Re: will PITR in 8.0 be usable for "hot spare"/"log - Mailing list pgsql-hackers

From Gaetano Mendola
Subject Re: will PITR in 8.0 be usable for "hot spare"/"log
Date
Msg-id 411FEC60.6000607@bigfoot.com
Whole thread Raw
In response to Re: will PITR in 8.0 be usable for "hot spare"/"log  (Eric Kerin <eric@bootseg.com>)
List pgsql-hackers
Eric Kerin wrote:

> On Sun, 2004-08-15 at 16:22, Gaetano Mendola wrote:
> 
>>Eric Kerin wrote:
>>
>>>On Sat, 2004-08-14 at 01:11, Tom Lane wrote:
>>>
>>>
>>>>Eric Kerin <eric@bootseg.com> writes:
>>>>
>>>>
>>>>>The issues I've seen are:
>>>>>1. Knowing when the master has finished the file transfer transfer to
>>>>>the backup.
>>>>
>>>>The "standard" solution to this is you write to a temporary file name
>>>>(generated off your process PID, or some other convenient reasonably-
>>>>unique random name) and rename() into place only after you've finished
>>>>the transfer.  
>>>
>>>Yup, much easier this way.  Done.
>>>
>>>
>>>
>>>>>2. Handling the meta-files, (.history, .backup) (eg: not sleeping if
>>>>>they don't exist)
>>>>
>>>>Yeah, this is an area that needs more thought.  At the moment I believe
>>>>both of these will only be asked for during the initial microseconds of
>>>>slave-postmaster start.  If they are not there I don't think you need to
>>>>wait for them.  It's only plain ol' WAL segments that you want to wait
>>>>for.  (Anyone see a hole in that analysis?)
>>>>
>>>
>>>Seems to be working fine this way, I'm now just returning ENOENT if they
>>>don't exist.  
>>>
>>>
>>>
>>>>>3. Keeping the backup from coming online before the replay has fully
>>>>>finished in the event of a failure to copy a file, or other strange
>>>>>errors (out of memory, etc).
>>>>
>>>>Right, also an area that needs thought.  Some other people opined that
>>>>they want the switchover to occur only on manual command.  I'd go with
>>>>that too if you have anything close to 24x7 availability of admins.
>>>>If you *must* have automatic switchover, what's the safest criterion?
>>>>Dunno, but let's think ...
>>>
>>>
>>>I'm not even really talking about automatic startup on fail over.  Right
>>>now, if the recovery_command returns anything but 0, the database will
>>>finish recovery, and come online.  This would cause you to have to
>>>re-build your backup system from a copy of master unnecessarily.  Sounds
>>>kinda messy to me, especially if it's a false trigger (temporary io
>>>error, out of memory)
>>
>>Well, this is the way most of HA cluster solution are working, in my experience
>>the RH cluster solution rely on a common partition between the two nodes
>>and on a serial connection between them.
>>For sure for a 24x7 service is a compulsory requirement have an automatic procedure
>>that handle the failures without uman intervention.
>>
>>
>>Regards
>>Gaetano Mendola
>>
> 
> 
> Already sent this to Gaetano, didn't realize the mail was on list too:
> 
> Redhat's HA stuff is a fail over cluster, not a log shipping cluster.
> Once the Backup detects a failure of the master, it powers the master off, > and takes over all devices, and network
names/IPaddresses.
 

We are using RH HA stuff since long time and is not necessary have the master
powered off ( our setup don't ).


> In log shipping, you can't even be sure that both nodes will be close
> enough together to have multiple communication methods.  At work, we
> have an Oracle log shipping setup where the backup cluster is a
> thousand or so miles away from the master cluster, separated by a T3
> link.
>
> For a 24x7 zero-downtime type of system, you would have 2 Fail over
> clusters, separated by a few miles(or a few thousand).
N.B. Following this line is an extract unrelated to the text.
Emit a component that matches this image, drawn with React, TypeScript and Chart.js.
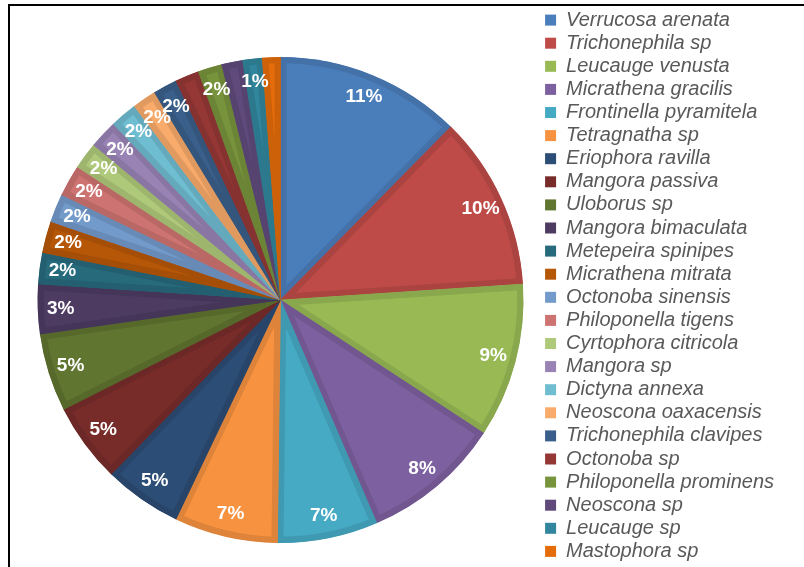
import React, { useEffect, useRef } from 'react';
import { Chart, registerables } from 'chart.js';

Chart.register(...registerables);

const species = [
  'Verrucosa arenata',
  'Trichonephila sp',
  'Leucauge venusta',
  'Micrathena gracilis',
  'Frontinella pyramitela',
  'Tetragnatha sp',
  'Eriophora ravilla',
  'Mangora passiva',
  'Uloborus sp',
  'Mangora bimaculata',
  'Metepeira spinipes',
  'Micrathena mitrata',
  'Octonoba sinensis',
  'Philoponella tigens',
  'Cyrtophora citricola',
  'Mangora sp',
  'Dictyna annexa',
  'Neoscona oaxacensis',
  'Trichonephila clavipes',
  'Octonoba sp',
  'Philoponella prominens',
  'Neoscona sp',
  'Leucauge sp',
  'Mastophora sp',
];

const shares = [
  12.4, 11.6, 10.3, 9.3, 6.7, 6.9, 5.2, 5.3, 5.2, 3.3, 2.1, 2.1,
  1.9, 2.1, 1.8, 1.9, 1.8, 1.6, 1.6, 1.6, 1.6, 1.4, 1.3, 1.2,
];

const percentLabels = [
  '11%', '10%', '9%', '8%', '7%', '7%', '5%', '5%', '5%', '3%', '2%', '2%',
  '2%', '2%', '2%', '2%', '2%', '2%', '2%', '', '2%', '', '1%', '',
];

const fillColors = [
  '#4A7EBB', '#BE4B48', '#98B954', '#7D60A0', '#46AAC5', '#F69240',
  '#2C4D75', '#772C2A', '#5F7530', '#4D3B62', '#276A7C', '#B65708',
  '#729ACA', '#CD7371', '#AFC97A', '#9983B5', '#6FBDD1', '#F9AB6B',
  '#3A5F8B', '#953735', '#77933C', '#604A7B', '#31859C', '#E46C0A',
];

function darken(hex: string, f: number): string {
  const n = parseInt(hex.slice(1), 16);
  const r = Math.round(((n >> 16) & 255) * f);
  const g = Math.round(((n >> 8) & 255) * f);
  const b = Math.round((n & 255) * f);
  return `rgb(${r},${g},${b})`;
}

const edgeColors = fillColors.map((c) => darken(c, 0.9));

const FONT = '"Liberation Sans", Arial, sans-serif';

const sliceLabelPlugin = {
  id: 'sliceLabels',
  afterDatasetsDraw(chart: any) {
    const meta = chart.getDatasetMeta(0);
    const ctx = chart.ctx;
    ctx.save();
    ctx.font = `bold 19px ${FONT}`;
    ctx.fillStyle = '#FFFFFF';
    ctx.textAlign = 'center';
    ctx.textBaseline = 'middle';
    meta.data.forEach((arc: any, i: number) => {
      const text = percentLabels[i];
      if (!text) return;
      const p = arc.getProps(['x', 'y', 'startAngle', 'endAngle', 'outerRadius'], true);
      const mid = (p.startAngle + p.endAngle) / 2;
      const r = p.outerRadius - 23;
      ctx.fillText(text, p.x + Math.cos(mid) * r, p.y + Math.sin(mid) * r);
    });
    ctx.restore();
  },
};

export default function App() {
  const canvasRef = useRef<HTMLCanvasElement | null>(null);

  useEffect(() => {
    const canvas = canvasRef.current;
    if (!canvas) return;
    const chart = new Chart(canvas, {
      type: 'pie',
      data: {
        labels: species,
        datasets: [
          {
            data: shares,
            backgroundColor: fillColors,
            borderColor: edgeColors,
            borderWidth: 6,
            borderAlign: 'inner',
            hoverBorderWidth: 6,
            hoverOffset: 0,
            radius: 243,
          } as any,
        ],
      },
      options: {
        responsive: false,
        animation: false,
        events: [],
        layout: { padding: { left: 19, right: 20, top: 7, bottom: 0 } },
        plugins: {
          tooltip: { enabled: false },
          legend: {
            position: 'right',
            align: 'start',
            labels: {
              boxWidth: 11,
              boxHeight: 11,
              padding: 3.1,
              color: '#595959',
              font: { family: FONT, size: 20, style: 'italic' },
              generateLabels: (ch: any) =>
                ch.data.labels.map((t: string, i: number) => ({
                  text: t,
                  fillStyle: fillColors[i],
                  strokeStyle: fillColors[i],
                  lineWidth: 0,
                  hidden: false,
                  index: i,
                  fontColor: '#595959',
                })),
            },
          },
        },
      },
      plugins: [sliceLabelPlugin],
    });
    return () => chart.destroy();
  }, []);

  return (
    <div
      style={{
        position: 'fixed',
        left: 0,
        top: 0,
        width: 804,
        height: 567,
        overflow: 'hidden',
        background: '#FFFFFF',
      }}
    >
      <div
        style={{
          position: 'absolute',
          left: 8,
          top: 4,
          width: 900,
          height: 700,
          border: '2px solid #000000',
          boxSizing: 'border-box',
        }}
      />
      <canvas
        ref={canvasRef}
        width={804}
        height={593}
        style={{ position: 'absolute', left: 0, top: 0, width: 804, height: 593 }}
      />
    </div>
  );
}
Then setup log
> shipping from the master to the backup.  That keeps the system online
> incase of a single node hardware failure, without having to transfer to
> the backup log shipping system.  The backup is there incase the master
> is completely destroyed (by fire, hardware corruption, etc) Hence the
> reason for the remote location.

I totally agree with you but not all people can set up a RH HA cluster or
equivalent solutions ( is needed very expensive SAN with double port ) and
this software version could help in a low cost setup. The scripts that I posted
do the failover between master and slave in automatic way delivering also
the partial WAL ( I could increase the robusteness checking also a serial
connection ) without need expensive HW.

For sure this way to proceed ( the log shipping activity ) will increase
the availability in case of total disaster ( actualy I transfer to another
location a plain dump each 3 hours :-( ).